Quando fizeram a associação com a precipitação pluvial de dezembro a março (quatro meses), o coeficiente de correlação aumentou ainda mais, mostrando que a precipitação integrada nesse período é a responsável pela maior parte da variabilidade interanual dos rendimentos de soja no RS. Anos com baixos rendimentos coincidem com estiagens ocorridas do fim da primavera até o fim do verão (dezembro a março), como ocorreu nas safras de 1977/78, 1978/79, 1981/82, 1985/86, 1987/88 e 90/91. Ou seja, para cada dez safra de soja, praticamente três são prejudicadas por estiagem. Na grande estiagem de 1990/91 o rendimento médio da soja ficou em torno de 700 kg/ka, um dos mais baixos da história da cultura no Estado. A quebra foi de quase 3 milhões de toneladas de grãos. Mais da metade da produção inicialmente prevista.
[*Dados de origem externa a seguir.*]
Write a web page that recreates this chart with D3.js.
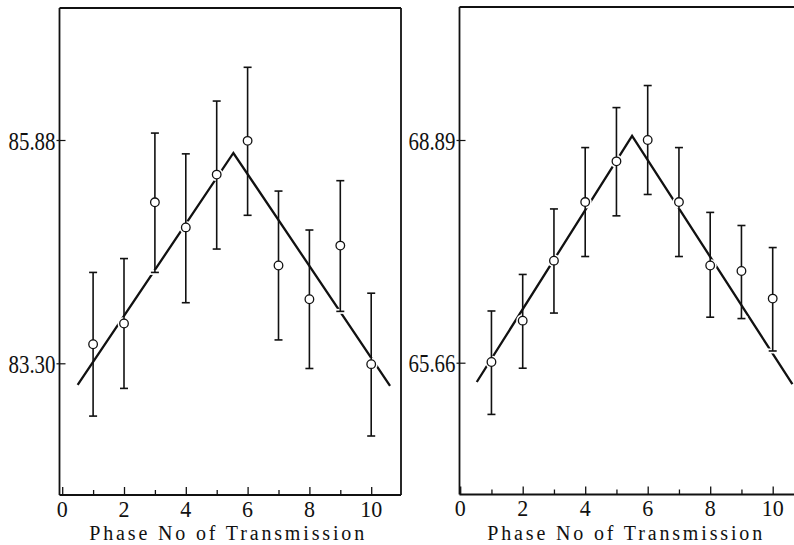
<!DOCTYPE html>
<html>
<head>
<meta charset="utf-8">
<script src="https://cdn.jsdelivr.net/npm/d3@7"></script>
<style>
  body { margin: 0; background: #fff; }
  svg { display: block; }
  svg text { font-family: "Liberation Serif"; }
</style>
</head>
<body>
<div id="chart"></div>
<script>
var phases = [1, 2, 3, 4, 5, 6, 7, 8, 9, 10];

// left panel
var leftMean = [83.52, 83.76, 85.16, 84.87, 85.48, 85.87, 84.43, 84.04, 84.66, 83.29];
var leftHigh = [84.35, 84.51, 85.96, 85.72, 86.33, 86.72, 85.29, 84.84, 85.41, 84.11];
var leftLow  = [82.69, 83.01, 84.35, 84.00, 84.62, 85.01, 83.57, 83.24, 83.90, 82.46];
var leftFitX = [0.5, 5.54, 10.61];
var leftFitY = [83.05, 85.73, 83.04];
var leftYTicks = [83.30, 85.88];

// right panel
var rightMean = [65.67, 66.27, 67.14, 67.99, 68.58, 68.89, 67.99, 67.07, 66.99, 66.59];
var rightHigh = [66.41, 66.94, 67.89, 68.78, 69.36, 69.68, 68.78, 67.84, 67.65, 67.33];
var rightLow  = [64.91, 65.58, 66.38, 67.20, 67.79, 68.10, 67.20, 66.32, 66.30, 65.83];
var rightFitX = [0.53, 5.5, 10.63];
var rightFitY = [65.38, 68.95, 65.35];
var rightYTicks = [65.66, 68.89];

var xMajor = [0, 2, 4, 6, 8, 10];
var xMinor = [1, 3, 5, 7, 9];
var xTitle = "Phase No of Transmission";

var W = 794, H = 545;

var svg = d3.select("#chart")
  .append("svg")
  .attr("width", W)
  .attr("height", H);

function panel(geom, mean, low, high, fitX, fitY, yTicks) {
  var x = d3.scaleLinear().domain([0, 10]).range([geom.x0, geom.x10]);
  var y = d3.scaleLinear().domain(geom.yDom).range(geom.yRange);

  var g = svg.append("g");

  // frame
  var frame = [[geom.left, geom.top, geom.right, geom.top],
               [geom.left, geom.top, geom.left, geom.bottom],
               [geom.left, geom.bottom, geom.right, geom.bottom]];
  if (geom.rightBorder) frame.push([geom.right, geom.top, geom.right, geom.bottom]);
  g.selectAll(".frame")
    .data(frame).enter()
    .append("line")
    .attr("x1", function(d) { return d[0]; })
    .attr("y1", function(d) { return d[1]; })
    .attr("x2", function(d) { return d[2]; })
    .attr("y2", function(d) { return d[3]; })
    .attr("stroke", "#111")
    .attr("stroke-width", 1.8);

  // x axis, ticks pointing into the plot
  var xAxisMajor = d3.axisBottom(x).tickValues(xMajor).tickSize(-8).tickFormat("");
  var xAxisMinor = d3.axisBottom(x).tickValues(xMinor).tickSize(-5).tickFormat("");
  [xAxisMajor, xAxisMinor].forEach(function(ax) {
    var a = g.append("g")
      .attr("transform", "translate(0," + geom.bottom + ")")
      .call(ax);
    a.select(".domain").remove();
    a.selectAll("line").attr("stroke", "#111").attr("stroke-width", 1.3);
  });

  g.selectAll(".xlab")
    .data(xMajor).enter()
    .append("text")
    .attr("x", function(d) { return x(d); })
    .attr("y", geom.bottom + 21.5)
    .attr("text-anchor", "middle")
    .style("font-size", "24px")
    .attr("fill", "#111")
    .attr("textLength", function(d) { return String(d).length * 11; })
    .attr("lengthAdjust", "spacingAndGlyphs")
    .text(function(d) { return d; });

  // y axis
  var ya = g.append("g")
    .attr("transform", "translate(" + geom.left + ",0)")
    .call(d3.axisLeft(y).tickValues(yTicks).tickSize(3).tickFormat(""));
  ya.select(".domain").remove();
  ya.selectAll("line").attr("x1", 6).attr("stroke", "#111").attr("stroke-width", 1.2);

  g.selectAll(".ylab")
    .data(yTicks).enter()
    .append("text")
    .attr("x", geom.left - 4)
    .attr("y", function(d) { return y(d) + 9.5; })
    .attr("text-anchor", "end")
    .style("font-size", "26px")
    .attr("fill", "#111")
    .attr("textLength", 47)
    .attr("lengthAdjust", "spacingAndGlyphs")
    .text(function(d) { return d3.format(".2f")(d); });

  g.append("text")
    .attr("x", geom.x0 + 27)
    .attr("y", 540)
    .style("font-size", "20px")
    .attr("fill", "#111")
    .attr("textLength", 275)
    .attr("lengthAdjust", "spacing")
    .text(xTitle);

  // fitted broken line
  var line = d3.line()
    .x(function(d) { return x(d[0]); })
    .y(function(d) { return y(d[1]); });
  g.append("path")
    .attr("d", line(fitX.map(function(v, i) { return [v, fitY[i]]; })))
    .attr("fill", "none")
    .attr("stroke", "#111")
    .attr("stroke-width", 2.3);

  var pts = phases.map(function(p, i) {
    return {p: p, m: mean[i], lo: low[i], hi: high[i]};
  });

  // white halos, so the line breaks near caps and circles like in print
  pts.forEach(function(d) {
    [d.lo, d.hi].forEach(function(v) {
      g.append("line")
        .attr("x1", x(d.p) - 6).attr("x2", x(d.p) + 6)
        .attr("y1", y(v)).attr("y2", y(v))
        .attr("stroke", "#fff").attr("stroke-width", 5);
    });
    g.append("circle")
      .attr("cx", x(d.p)).attr("cy", y(d.m)).attr("r", 6.5)
      .attr("fill", "#fff");
  });

  var eb = g.selectAll(".eb")
    .data(pts).enter()
    .append("g")
    .attr("stroke", "#111")
    .attr("stroke-width", 1.6);
  eb.append("line")
    .attr("x1", function(d) { return x(d.p); })
    .attr("x2", function(d) { return x(d.p); })
    .attr("y1", function(d) { return y(d.hi); })
    .attr("y2", function(d) { return y(d.lo); });
  eb.append("line")
    .attr("x1", function(d) { return x(d.p) - 4; })
    .attr("x2", function(d) { return x(d.p) + 4; })
    .attr("y1", function(d) { return y(d.hi); })
    .attr("y2", function(d) { return y(d.hi); });
  eb.append("line")
    .attr("x1", function(d) { return x(d.p) - 4; })
    .attr("x2", function(d) { return x(d.p) + 4; })
    .attr("y1", function(d) { return y(d.lo); })
    .attr("y2", function(d) { return y(d.lo); });
  eb.append("circle")
    .attr("cx", function(d) { return x(d.p); })
    .attr("cy", function(d) { return y(d.m); })
    .attr("r", 4.3)
    .attr("fill", "#fff")
    .attr("stroke-width", 1.3);
}

panel({x0: 62.2, x10: 371.2, left: 59.5, right: 401, top: 8, bottom: 495,
       yDom: [83.30, 85.88], yRange: [363.3, 140], rightBorder: true},
      leftMean, leftLow, leftHigh, leftFitX, leftFitY, leftYTicks);

panel({x0: 460.2, x10: 772.7, left: 459.5, right: 794, top: 7, bottom: 494.5,
       yDom: [65.66, 68.89], yRange: [362.7, 140], rightBorder: false},
      rightMean, rightLow, rightHigh, rightFitX, rightFitY, rightYTicks);
</script>
</body>
</html>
Por outro lado, os maiores rendimentos médios coincidiram com precipitação pluvial bem acima da média climatológica, como exemplo citam-se as safras de 1988/89, 1989/90, 1991/92, 1992/93, 1993/94 e 1994/95. Coincidentemente, nesse período, houve uma tendência de aumento da precipitação de dezembro a março. E a precipitação de dezembro a março explica quase 80 % da variação interanual dos rendimentos da soja no RS.

Desde 1975 ocorreram oito eventos El Niños. Em todos eles o rendimento médio estadual de soja foi superior a média do período. No último evento El Niño (1997/98) o rendimento médio foi de 2091 kg/ha, o melhor rendimento da história dessa cultura no RS. A resposta ao El Niño deve-se ao fato que a precipitação normal de verão é insuficiente para atender a demanda de água da soja (ao redor de 830 mm, nas condições do RS), limitando os seus rendimentos. Em anos de El Niño a possibilidade de grandes estiagens fica afastada e por isso, em geral, ocorrem os melhores rendimentos.

Os eventos La Niña, responsáveis por estiagens na Região Sul do Brasil, são, em princípio, prejudiciais à agricultura de verão. Ocorreram poucos eventos La Niña, de 1975 para cá: 1975/76, 1988/89, 1998/99 e 1999/2000. O de 1975/76 foi fraco e o de 1988/89 foi forte, mas causou estiagem de maio a agosto, com boas precipitações de dezembro a março. O de 1998/99 prejudicou a soja, principalmente pela estiagem que ocorreu a partir do fim de fevereiro e se manteve durante março de 1999, atingindo a cultura na sua fase crítica de enchimento de grãos. E a 1999/2000? Ainda é uma incógnita. Até o momento causou alguns transtornos para a semeadura de soja no mês de novembro, determinando a necessidade de replantio em algumas lavouras e, em outras, impedindo que a mesma fosse realizada, por falta de umidade no solo.

As grandes estiagens que ocorreram no RS, de novembro a março, não estiveram associadas com eventos La Niña. Outros mecanismos atmosféricos, além de La Niña, produziram essas estiagens e foram responsáveis por grandes quebras de safra de soja no Estado. Exemplo típico, safra de 1990/91. De qualquer forma, vale o alerta: "É ano de La Niña. O atual evento, mesmo considerado fraco por uns e moderado por outros, deverá permanecer atuando até abril de 2000. E em anos de La Niña não se espera que ocorram chuvas abundantes, como se verifica em anos de El Niño. Destaca-se ainda que, se os anos de La Niña não foram os piores em termos e rendimento de soja no RS, com certeza, também não foram os melhores. Por isso, sejamos comedidos em termos de expectativa de rendimento para a safra 1999-2000".